L’art suggestif du coupage d’ongles

Après le Roman Porno Reboot de 2016 entrepris par la Nikkatsu, avec cinq films réalisés pour rendre hommage au genre (film tous critiqués ici), une nouvelle vaguelette avait eu lieu en 2022, avec cette fois-ci juste trois films. N’écoutant que mon courage, j’ai décidé de m’y atteler pour vous en faire un retour avec le premier du lot :

When the rain falls

Yuri no Amaoto (Shusuke Kaneko – 2022)

 

Hazuki est une employée dans une société d’édition. Elle a une petite manie ô combien symbolique : elle se coupe les ongles à chaque fois qu’il pleut, manie qui lui fait se souvenir d’une relation homosexuelle qu’elle a eue quand elle était lycéenne. Pour l’heure, elle est amoureuse de Shiori, une élégante supérieure mal mariée avec le directeur de l’entreprise qui lui, la trompe sans vergogne avec une autre employée, Hana. Un soir, Hazuki entreprend de draguer Shiori. Bingo ! Après une nuit au love hotel, c’est le début d’une idylle qui va compliquer le quadrilatère rose amoureux…

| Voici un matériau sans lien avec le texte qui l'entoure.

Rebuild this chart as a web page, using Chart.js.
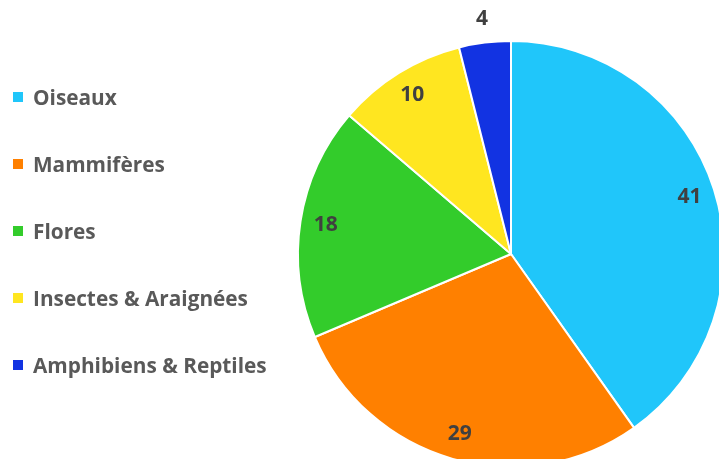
<!DOCTYPE html>
<html>
<head>
<meta charset="utf-8">
<script src="https://cdn.jsdelivr.net/npm/chart.js@4"></script>
<style>
    html, body { margin: 0; padding: 0; background: #fff; overflow: hidden; width: 719px; height: 459px; }
    .chartBox { position: absolute; left: 0; top: 0; width: 1022px; height: 508px; }
    .legend { position: absolute; left: 13px; top: 0; font-family: "Open Sans", Lato, sans-serif; font-weight: bold; font-size: 20.8px; color: #595959; }
    .legend div { position: absolute; white-space: nowrap; }
    .legend span { display: inline-block; width: 10px; height: 10px; margin-right: 10px; vertical-align: middle; position: relative; top: -2px; }
</style>
</head>
<body>
<div class="chartBox"><canvas id="myChart"></canvas></div>
<div class="legend" id="legend"></div>
<script>
var labels = ['Oiseaux', 'Mammifères', 'Flores', 'Insectes & Araignées', 'Amphibiens & Reptiles'];
var values = [41, 29, 18, 10, 4];
var colors = ['#20C6FA', '#FF8000', '#33CC2B', '#FFE620', '#1233E2'];

// legend on the left, one row every 67px
var legend = document.getElementById('legend');
labels.forEach(function (name, i) {
    var row = document.createElement('div');
    row.style.top = (83 + i * 67) + 'px';
    row.innerHTML = '<span style="background:' + colors[i] + '"></span>' + name;
    legend.appendChild(row);
});

// numbers on the slices, small slices get their label outside
var sliceLabels = {
    id: 'sliceLabels',
    afterDatasetsDraw: function (chart) {
        var ctx = chart.ctx;
        var total = values.reduce(function (a, b) { return a + b; }, 0);
        var arcs = chart.getDatasetMeta(0).data;
        ctx.save();
        ctx.font = 'bold 21px "Open Sans", Lato, sans-serif';
        ctx.fillStyle = '#404040';
        ctx.textAlign = 'center';
        ctx.textBaseline = 'middle';
        arcs.forEach(function (arc, i) {
            var mid = (arc.startAngle + arc.endAngle) / 2;
            var f = values[i] / total < 0.05 ? 1.11 : 0.88;
            var r = arc.outerRadius * f;
            ctx.fillText(values[i], arc.x + Math.cos(mid) * r, arc.y + Math.sin(mid) * r);
        });
        ctx.restore();
    }
};

var ctx = document.getElementById('myChart');
var myChart = new Chart(ctx, {
    type: 'pie',
    data: {
        labels: labels,
        datasets: [{
            data: values,
            backgroundColor: colors,
            borderColor: '#ffffff',
            borderWidth: 2
        }]
    },
    options: {
        responsive: true,
        maintainAspectRatio: false,
        animation: false,
        layout: { padding: { top: 40, bottom: 40 } },
        plugins: {
            legend: { display: false },
            tooltip: { enabled: false }
        }
    },
    plugins: [sliceLabels]
});
</script>
</body>
</html>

Quand j’ai écrit « n’écoutant que mon courage », la formule n’a rien d’ironique, pour le cas où vous imagineriez que je me serais rué sur la pellicule la bave aux lèvres et la braguette fumante. Les roman porno ne sont décidément plus ce qu’ils étaient. S’ils sont effectivement proche de la formule « tournage commando en quelques jours + durée limitée + scène de sexe toutes les dix minutes », ils mettent l’accent dans l’ensemble sur la subjectivité féminine au détriment d’une misogynie toute en raideurs. En soi, je n’ai rien contre, mais il faut se dire que l’on peut parfois se retrouver face à une esthétique érotico-chicos un peu ennuyeuse. C’est le cas ici, avec une histoire et une ambiance qui pourront faire penser d’abord à un drama sentimental, avec un tissu narratif fait d’ambition professionnelle, de mauvais esprit, de jalousie, d’adultère et enfin de tricherie pour parvenir à ses fins. C’est réaliste, très sérieux, très éloigné du chef-d’œuvre (à mon sens) de Shusuke Kaneko, Jeu de famille (1983), satire sociale particulièrement réussie sur une famille japonaise. Après, pourquoi pas ? Mais il manque sans doute à Kaneko un talent particulier pour rendre intéressant cet esprit de sérieux.

Ici, les acteurs ne sont pas en cause. Globalement, le cast est bon, en particulier celui pour le duo Hazuki-Shiori, interprété par Kazumi et Kazuha Komiya qui savent donner corps, si j’ose dire, à la relation lesbienne. De même, Tomu Miyazaki, dans le rôle du porc de service, parvient à nuancer son personnage. Rien que cela fait que le film se situe une coudée au-dessus des standards des films érotiques japonais actuels. Mais précisons : juste au-dessus. Car puisque l’on parle de films érotiques, il faut bien dire ici que l’ingrédient de base est assez pauvre, la faute à un manque cruel d’inspiration de Kaneko qui trouve utile de couvrir chacune des scènes lesbiennes d’un coulis de musique sirupeuse qui en deviendrait presque comique. Après, y a pas à dire : les actrices sont bien belles, à croquer dans les scène saphiques, mais que cela reste gentillet et ennuyeux ! Et pour le coup, on en arrive presque à voir arriver avec soulagement les scènes dans lesquelles l’horrible Sawada débarque pour satisfaire sa libido poisseuse de mâle dégénéré. Ce qui est un comble car Kaneko a fait partie de l’aventure Roman Porno dans ses riches heures, en tant que réalisateur assistant (Le Scandal final : Madame l’aime bien dure (1983), La Coupe rose : aime-moi dur, aime-moi profondément (1983)) que réalisateur, avec notamment la fameuse parodie érotique d’ Ace wo nerae (que j’ai moi-même détourné ici), en 1984. Mais de l’eau a passé sous les ponts depuis, l’auteur s’est assagi et, surtout, a commis de fort vilains films (notamment les Death Note live). Bref, on est loin de Call Boy (2019) de Daisuke Miura qui, en termes de vapeur érotique, avait mis le curseur assez haut (moi, en tout cas, j’avais fini la séance avec un bon 39,4°C).

Rien de déshonorant donc dans ce When the rain falls, mais rien non plus de trépidant. J’attends mieux à ma prochaine cible : Hand, de Daigo Matsui.